Could you repeat the records below exactly, leaving out any pictures?

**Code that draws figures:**
★ ★ ★ ★
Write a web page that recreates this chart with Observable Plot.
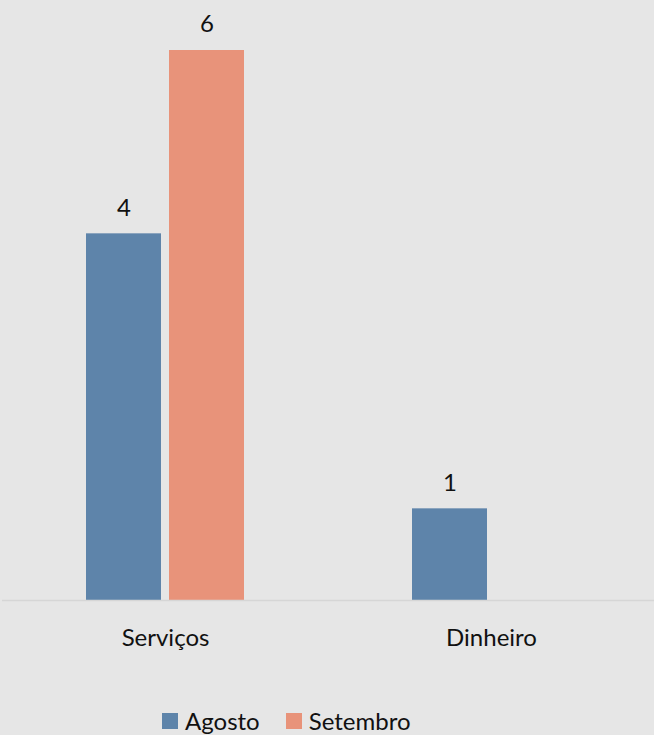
<!DOCTYPE html>
<html>
<head>
<meta charset="utf-8">
<script src="https://cdn.jsdelivr.net/npm/d3@7"></script>
<script src="https://cdn.jsdelivr.net/npm/@observablehq/plot@0.6"></script>
<style>
  html, body { margin: 0; padding: 0; background: #e6e6e6; }
  #chart { width: 654px; }
  .legend { height: 29px; padding-top: 16px; display: flex; align-items: center; padding-left: 162px;
            font-family: Lato, "Open Sans", sans-serif; font-size: 24px; color: #111; }
  .item { display: flex; align-items: center; }
  .sw { width: 16px; height: 16px; margin-right: 7px; }
</style>
</head>
<body>
<div id="chart"></div>
<script>
const categories = ["Serviços", "Dinheiro"];
const series = ["Agosto", "Setembro"];
const agosto = [4, 1];
const setembro = [6, null];
const colors = ["#5e84aa", "#e8937a"];

const data = [];
categories.forEach((c, i) => {
  if (agosto[i] != null) data.push({category: c, series: "Agosto", value: agosto[i]});
  if (setembro[i] != null) data.push({category: c, series: "Setembro", value: setembro[i]});
});

const font = "Lato, 'Open Sans', sans-serif";

const chart = Plot.plot({
  width: 654,
  height: 690,
  marginTop: 50,
  marginBottom: 90,
  marginLeft: 2,
  marginRight: 0,
  style: { background: "#e6e6e6", fontFamily: font, fontSize: "24px", color: "#111" },
  fx: { domain: categories, padding: 0, label: null, axis: "bottom", tickSize: 0, tickPadding: 28 },
  x: { domain: series, paddingInner: 0.095, paddingOuter: 1, axis: null },
  y: { domain: [0, 6], axis: null },
  color: { domain: series, range: colors },
  marks: [
    Plot.barY(data, { fx: "category", x: "series", y: "value", fill: "series" }),
    Plot.ruleY([0], { stroke: "#d6d6d6", strokeWidth: 1.5 }),
    Plot.text(data, { fx: "category", x: "series", y: "value", text: d => String(d.value), dy: -26, fill: "#111", fontSize: 24 })
  ]
});
document.getElementById("chart").appendChild(chart);

const legend = document.createElement("div");
legend.className = "legend";
series.forEach((s, i) => {
  const item = document.createElement("div");
  item.className = "item";
  item.style.marginRight = i === 0 ? "26px" : "0";
  const sw = document.createElement("div");
  sw.className = "sw";
  sw.style.background = colors[i];
  const label = document.createElement("span");
  label.textContent = s;
  item.appendChild(sw);
  item.appendChild(label);
  legend.appendChild(item);
});
document.body.appendChild(legend);
</script>
</body>
</html>
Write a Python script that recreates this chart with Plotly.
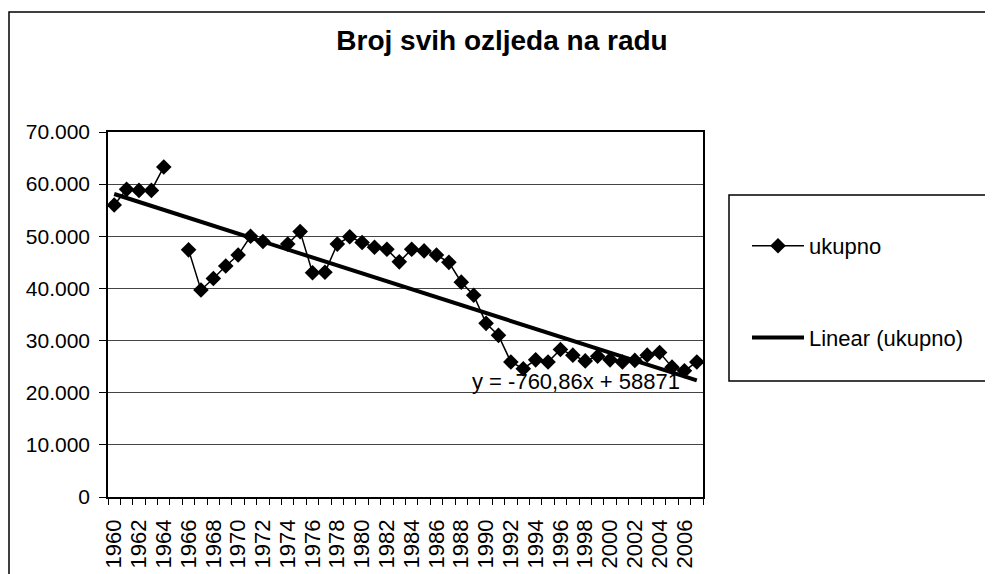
★ ★ ★ ★
**Task solution:**
Write a web page that recreates this chart with Observable Plot.
<!DOCTYPE html>
<html>
<head>
<meta charset="utf-8">
<script src="https://cdn.jsdelivr.net/npm/d3@7"></script>
<script src="https://cdn.jsdelivr.net/npm/@observablehq/plot@0.6"></script>
<style>
  html, body { margin: 0; padding: 0; background: #e6e6e6; }
  #chart { width: 654px; }
  .legend { height: 29px; padding-top: 16px; display: flex; align-items: center; padding-left: 162px;
            font-family: Lato, "Open Sans", sans-serif; font-size: 24px; color: #111; }
  .item { display: flex; align-items: center; }
  .sw { width: 16px; height: 16px; margin-right: 7px; }
</style>
</head>
<body>
<div id="chart"></div>
<script>
const categories = ["Serviços", "Dinheiro"];
const series = ["Agosto", "Setembro"];
const agosto = [4, 1];
const setembro = [6, null];
const colors = ["#5e84aa", "#e8937a"];

const data = [];
categories.forEach((c, i) => {
  if (agosto[i] != null) data.push({category: c, series: "Agosto", value: agosto[i]});
  if (setembro[i] != null) data.push({category: c, series: "Setembro", value: setembro[i]});
});

const font = "Lato, 'Open Sans', sans-serif";

const chart = Plot.plot({
  width: 654,
  height: 690,
  marginTop: 50,
  marginBottom: 90,
  marginLeft: 2,
  marginRight: 0,
  style: { background: "#e6e6e6", fontFamily: font, fontSize: "24px", color: "#111" },
  fx: { domain: categories, padding: 0, label: null, axis: "bottom", tickSize: 0, tickPadding: 28 },
  x: { domain: series, paddingInner: 0.095, paddingOuter: 1, axis: null },
  y: { domain: [0, 6], axis: null },
  color: { domain: series, range: colors },
  marks: [
    Plot.barY(data, { fx: "category", x: "series", y: "value", fill: "series" }),
    Plot.ruleY([0], { stroke: "#d6d6d6", strokeWidth: 1.5 }),
    Plot.text(data, { fx: "category", x: "series", y: "value", text: d => String(d.value), dy: -26, fill: "#111", fontSize: 24 })
  ]
});
document.getElementById("chart").appendChild(chart);

const legend = document.createElement("div");
legend.className = "legend";
series.forEach((s, i) => {
  const item = document.createElement("div");
  item.className = "item";
  item.style.marginRight = i === 0 ? "26px" : "0";
  const sw = document.createElement("div");
  sw.className = "sw";
  sw.style.background = colors[i];
  const label = document.createElement("span");
  label.textContent = s;
  item.appendChild(sw);
  item.appendChild(label);
  legend.appendChild(item);
});
document.body.appendChild(legend);
</script>
</body>
</html>
Write a Python script that recreates this chart with Plotly.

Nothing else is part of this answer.